> **What you will do**:
Your task is to reproduce, verbatim and without pictures, the lines from the opening of the listing through the line containing "import plotly.graph_objects as go".

····················

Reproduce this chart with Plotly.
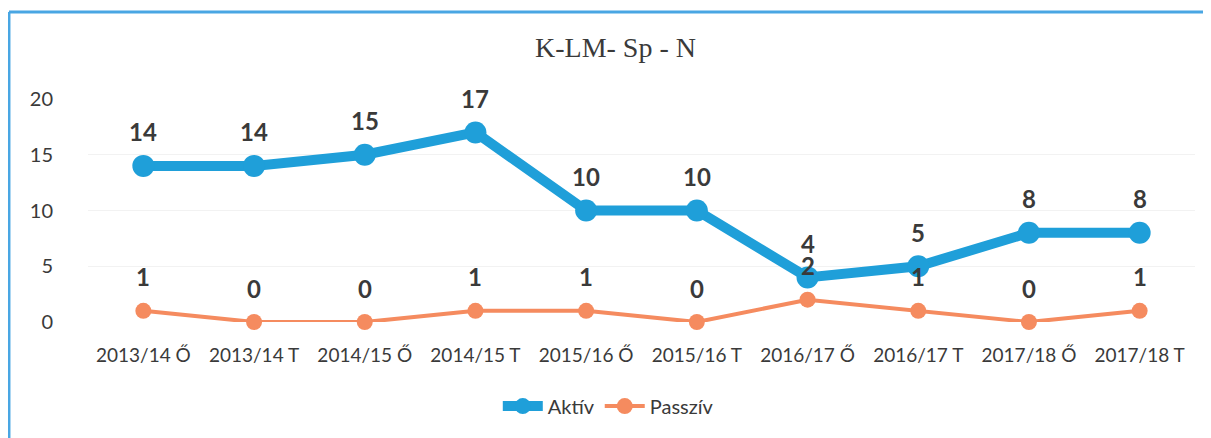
import plotly.graph_objects as go

# Adatok
kategoriak = ['2013/14 Ő', '2013/14 T', '2014/15 Ő', '2014/15 T', '2015/16 Ő',
              '2015/16 T', '2016/17 Ő', '2016/17 T', '2017/18 Ő', '2017/18 T']
aktiv = [14, 14, 15, 17, 10, 10, 4, 5, 8, 8]
passziv = [1, 0, 0, 1, 1, 0, 2, 1, 0, 1]
y_tickek = [0, 5, 10, 15, 20]

KEK = '#1f9fd9'
NARANCS = '#f58b5f'
SZOVEG = '#3a3a3a'
FONT = 'Lato, Open Sans, sans-serif'

fig = go.Figure()

fig.add_trace(go.Scatter(
    x=kategoriak, y=aktiv, name='Aktív', mode='lines+markers',
    line=dict(color=KEK, width=10),
    marker=dict(color=KEK, size=22),
    cliponaxis=False,
))
fig.add_trace(go.Scatter(
    x=kategoriak, y=passziv, name='Passzív', mode='lines+markers',
    line=dict(color=NARANCS, width=4),
    marker=dict(color=NARANCS, size=16),
    cliponaxis=False,
))

# Adatcímkék a pontok fölött
for sorozat in (aktiv, passziv):
    for kat, ertek in zip(kategoriak, sorozat):
        fig.add_annotation(
            x=kat, y=ertek, text=f'<b>{ertek}</b>', showarrow=False,
            yshift=34, font=dict(family=FONT, size=24, color=SZOVEG),
        )

# Keret (bal és felső vonal)
szin_keret = '#49a6e3'
fig.add_shape(type='line', xref='paper', yref='paper',
              x0=-0.0714, x1=1.03, y0=1.39, y1=1.39,
              line=dict(color=szin_keret, width=3))
fig.add_shape(type='line', xref='paper', yref='paper',
              x0=-0.0714, x1=-0.0714, y0=1.39, y1=-0.6,
              line=dict(color=szin_keret, width=3))

# az oldal 8 px-es margója miatt a méretek 8 px-szel kisebbek
fig.update_layout(
    width=1203, height=430,
    margin=dict(l=80, r=16, t=91, b=116, autoexpand=False),
    paper_bgcolor='white', plot_bgcolor='white',
    title=dict(text='K-LM- Sp - N', x=0.505, xanchor='center',
               y=1 - 39 / 430, yanchor='middle',
               font=dict(family='Liberation Serif, serif', size=28, color=SZOVEG)),
    legend=dict(orientation='h', x=0.47, xanchor='center', y=-0.377, yanchor='middle',
                font=dict(family=FONT, size=20, color=SZOVEG), itemwidth=40),
    showlegend=True,
)
fig.update_xaxes(range=[-0.5, 9.5], showgrid=False, showline=False, zeroline=False,
                 ticks='', automargin=False, ticklabelstandoff=20,
                 tickfont=dict(family=FONT, size=19, color=SZOVEG))
fig.update_yaxes(range=[0, 20], tickvals=y_tickek, showgrid=True, gridcolor='#f2f2f2',
                 zeroline=False, showline=False, ticks='', ticklabelstandoff=34,
                 automargin=False,
                 tickfont=dict(family=FONT, size=20, color=SZOVEG))

fig.write_html('out.html')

····················

> **Task answer**:
Reproduce this chart with Plotly.
import plotly.graph_objects as go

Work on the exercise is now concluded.